Every command is built for automation:
  • --json prints machine-readable output. It is on by default when output is piped (not a terminal), so scripts and agents get JSON without any extra flags.
  • Stable exit codes let scripts branch on failures: 0 success, 3 auth error, 4 not found, 5 validation error, 6 rate limited.
  • --profile <name> switches between saved accounts or environments in ~/.tamarind/config.json.
  • --api-key, --api-base, and --catalog-base (or the matching TAMARIND_* environment variables) override configuration per invocation.

Use with AI agents

The CLI is built for coding agents. Because every command takes plain flags, emits JSON, and returns stable exit codes, an agent can drive the whole workflow — discover a tool, write the job file, submit, and fetch results — by running tamarind directly.
  • Terminal agents (Claude Code, Codex, CI): install the CLI, set TAMARIND_API_KEY, and let the agent call tamarind commands.

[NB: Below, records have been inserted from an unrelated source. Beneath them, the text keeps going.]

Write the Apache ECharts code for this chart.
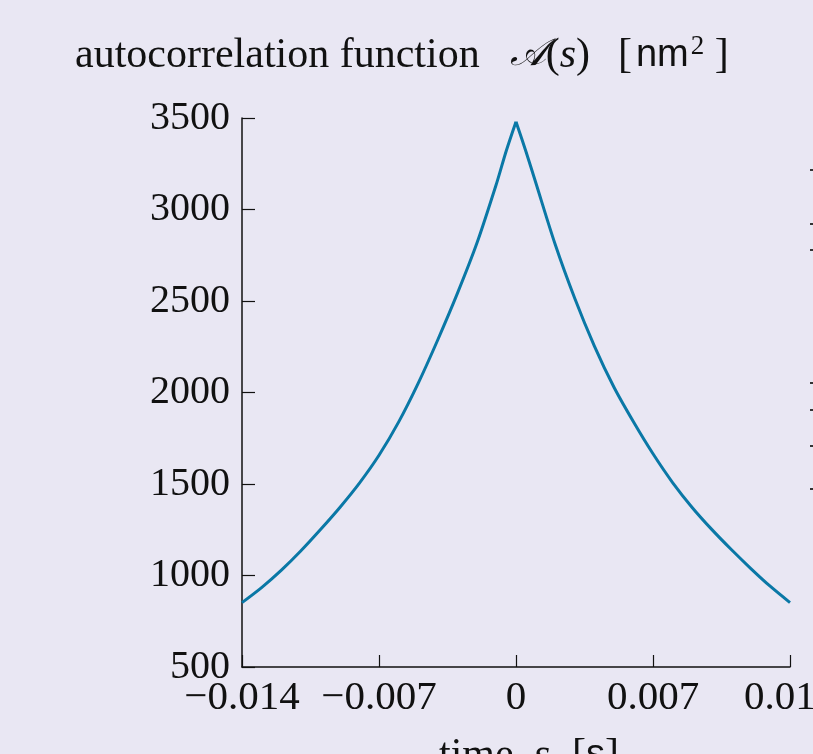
<!DOCTYPE html>
<html>
<head>
<meta charset="utf-8">
<style>
  html, body { margin: 0; padding: 0; background: #e9e7f3; }
  #chart { width: 813px; height: 754px; }
</style>
<script src="https://cdn.jsdelivr.net/npm/echarts@6/dist/echarts.min.js"></script>
</head>
<body>
<div id="chart"></div>
<script>
// Lag times s [s]
const lagTimes = [
  -0.014, -0.013, -0.012, -0.011, -0.010, -0.009, -0.008, -0.007,
  -0.006, -0.005, -0.004, -0.003, -0.002, -0.001, -0.0005, 0,
  0.0005, 0.001, 0.002, 0.003, 0.004, 0.005, 0.006, 0.007,
  0.008, 0.009, 0.010, 0.011, 0.012, 0.013, 0.014
];
// Autocorrelation A(s) [nm^2]
const acfValues = [
  852, 934, 1028, 1134, 1250, 1372, 1505, 1657,
  1838, 2050, 2287, 2540, 2815, 3140, 3320, 3480,
  3320, 3150, 2810, 2515, 2255, 2030, 1840, 1665,
  1508, 1372, 1252, 1142, 1038, 940, 852
];
const xTickLabels = ['\u22120.014', '\u22120.007', '0', '0.007', '0.014'];
const yTickLabels = ['500', '1000', '1500', '2000', '2500', '3000', '3500'];

const serif = '"Liberation Serif", "DejaVu Serif", serif';
const sans = '"Liberation Sans", "DejaVu Sans", sans-serif';
const ink = '#111111';
const curveColor = '#0a78a6';

// the function has a cusp at s = 0, so each side is drawn as its own smooth branch
const peakIndex = lagTimes.indexOf(0);
const points = lagTimes.map((s, k) => [s, acfValues[k]]);
const leftBranch = points.slice(0, peakIndex + 1);
const rightBranch = points.slice(peakIndex);

const chart = echarts.init(document.getElementById('chart'), null, { renderer: 'canvas' });

const edgeMarks = [169, 223, 249, 382, 409, 445, 488].map(y => ({
  type: 'rect', left: 810, top: y, shape: { width: 3, height: 2 }, style: { fill: '#333' }
}));

const branch = data => ({
  type: 'line',
  data,
  showSymbol: false,
  smooth: 0.3,
  clip: true,
  lineStyle: { color: curveColor, width: 3 }
});

chart.setOption({
  backgroundColor: '#e9e7f3',
  animation: false,
  title: {
    text: '{t|autocorrelation function}{m|\uD835\uDC9C}{t|(}{i|s}{t|)}{b|[}{n|nm}{sup|2}{t| ]}',
    left: 70, top: 28,
    textStyle: {
      fontWeight: 'normal',
      rich: {
        t: { fontFamily: serif, fontSize: 42, fontWeight: 'normal', color: ink },
        b: { fontFamily: serif, fontSize: 42, fontWeight: 'normal', color: ink, padding: [0, 4, 0, 28] },
        i: { fontFamily: serif, fontSize: 42, fontStyle: 'italic', fontWeight: 'normal', color: ink },
        m: { fontFamily: '"DejaVu Serif", serif', fontSize: 38, fontStyle: 'italic', fontWeight: 'normal', color: ink, padding: [0, 0, 0, 30] },
        n: { fontFamily: sans, fontSize: 38, fontWeight: 'normal', color: ink },
        sup: { fontFamily: serif, fontSize: 27, fontWeight: 'normal', color: ink, verticalAlign: 'top', padding: [0, 0, 18, 2] }
      }
    }
  },
  grid: {
    left: 242, right: 23, top: 118, bottom: 87,
    containLabel: false,
    outerBoundsMode: 'none'
  },
  xAxis: {
    type: 'value',
    min: -0.014, max: 0.014, interval: 0.007,
    name: '{t|time}{i|s}{b|[}{n|s}{t|]}',
    nameLocation: 'middle',
    nameGap: 68,
    nameTextStyle: {
      padding: [0, 0, 0, 26],
      rich: {
        t: { fontFamily: serif, fontSize: 42, color: ink },
        b: { fontFamily: serif, fontSize: 42, color: ink, padding: [0, 0, 0, 22] },
        i: { fontFamily: serif, fontSize: 42, fontStyle: 'italic', color: ink, padding: [0, 0, 0, 20] },
        n: { fontFamily: sans, fontSize: 38, color: ink }
      }
    },
    axisLine: { show: true, onZero: false, lineStyle: { color: ink, width: 1.5 } },
    axisTick: { show: true, inside: true, length: 12, lineStyle: { color: ink, width: 1.2 } },
    axisLabel: {
      showMinLabel: true, showMaxLabel: true, hideOverlap: false,
      margin: 11,
      fontFamily: serif, fontSize: 41, color: ink,
      formatter: (v, i) => xTickLabels[i]
    },
    splitLine: { show: false }
  },
  yAxis: {
    type: 'value',
    min: 500, max: 3500, interval: 500,
    axisLine: { show: true, onZero: false, lineStyle: { color: ink, width: 1.5 } },
    axisTick: { show: true, inside: true, length: 13, lineStyle: { color: ink, width: 1.2 } },
    axisLabel: {
      showMinLabel: true, showMaxLabel: true, hideOverlap: false,
      margin: 12,
      fontFamily: serif, fontSize: 40, color: ink,
      formatter: (v, i) => yTickLabels[i]
    },
    splitLine: { show: false }
  },
  graphic: edgeMarks,
  series: [branch(leftBranch), branch(rightBranch)]
});
</script>
</body>
</html>
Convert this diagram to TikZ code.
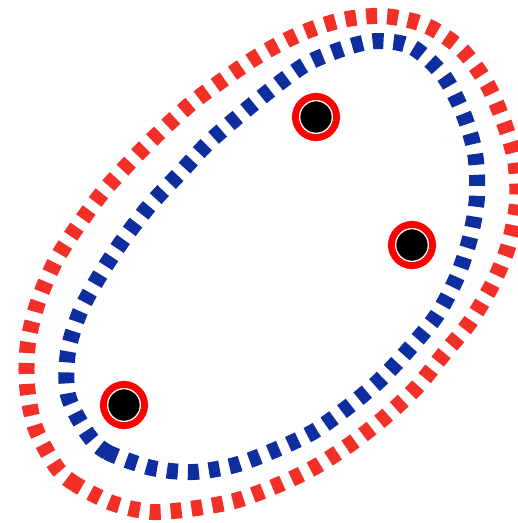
\documentclass[tikz,border=0pt]{standalone}
\definecolor{curvered}{RGB}{242,48,40}
\definecolor{curveblue}{RGB}{14,46,160}
\tikzset{
  loopline/.style={line width=16pt, dash pattern=on 11pt off 10pt},
  pt/.style={circle, inner sep=0pt, minimum size=32.7pt, fill=black, draw=white, line width=1.3pt,
    preaction={draw=red, line width=15.3pt}}
}
\begin{document}
\begin{tikzpicture}[x=1pt,y=-1pt]
\useasboundingbox (0,0) rectangle (518,523);
\clip (0,0) rectangle (518,523);
\draw[loopline, curvered] plot[smooth cycle] coordinates {
(55,465) (72,482) (112,503) (153,512) (197,508) (238,500) (278,485) (315,467) (352,443) (385,417) (417,387) (443,355) (470,322) (492,285) (508,247) (517,203) (515,160) (503,120) (486,82) (460,48) (425,25) (383,16) (342,20) (302,33) (263,53) (227,77) (193,102) (162,130) (132,160) (103,192) (77,227) (55,262) (38,302) (28,343) (27,385) (35,427)};
\draw[loopline, curveblue] plot[smooth cycle] coordinates {
(87,433) (107,452) (152,468) (193,472) (235,465) (275,450) (313,432) (348,407) (380,380) (410,348) (437,315) (457,277) (470,238) (477,197) (475,153) (463,113) (443,75) (412,47) (378,41) (348,47) (308,63) (273,88) (240,115) (208,143) (180,173) (150,205) (123,240) (100,275) (80,312) (68,352) (68,395)};
\node[pt] (a) at (316,117) {};
\node[pt] (b) at (412,245) {};
\node[pt] (c) at (124,405) {};
\end{tikzpicture}
\end{document}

Point it at this page so it knows the surface.
  • Hosted / chat agents (claude.ai, ChatGPT): connect the Tamarind MCP server, which exposes the same operations over the Model Context Protocol.
A packaged plugin with task-specific skills (antibody design, binder design, batch screening) is in the works — contact info@tamarind.bio if you’d like early access.

Troubleshooting

No API key configured

Set TAMARIND_API_KEY or run tamarind auth login. Confirm with tamarind auth status.

Authentication failing

Verify your key is current on the API Key page. Pass --api-key directly to rule out a stale stored key.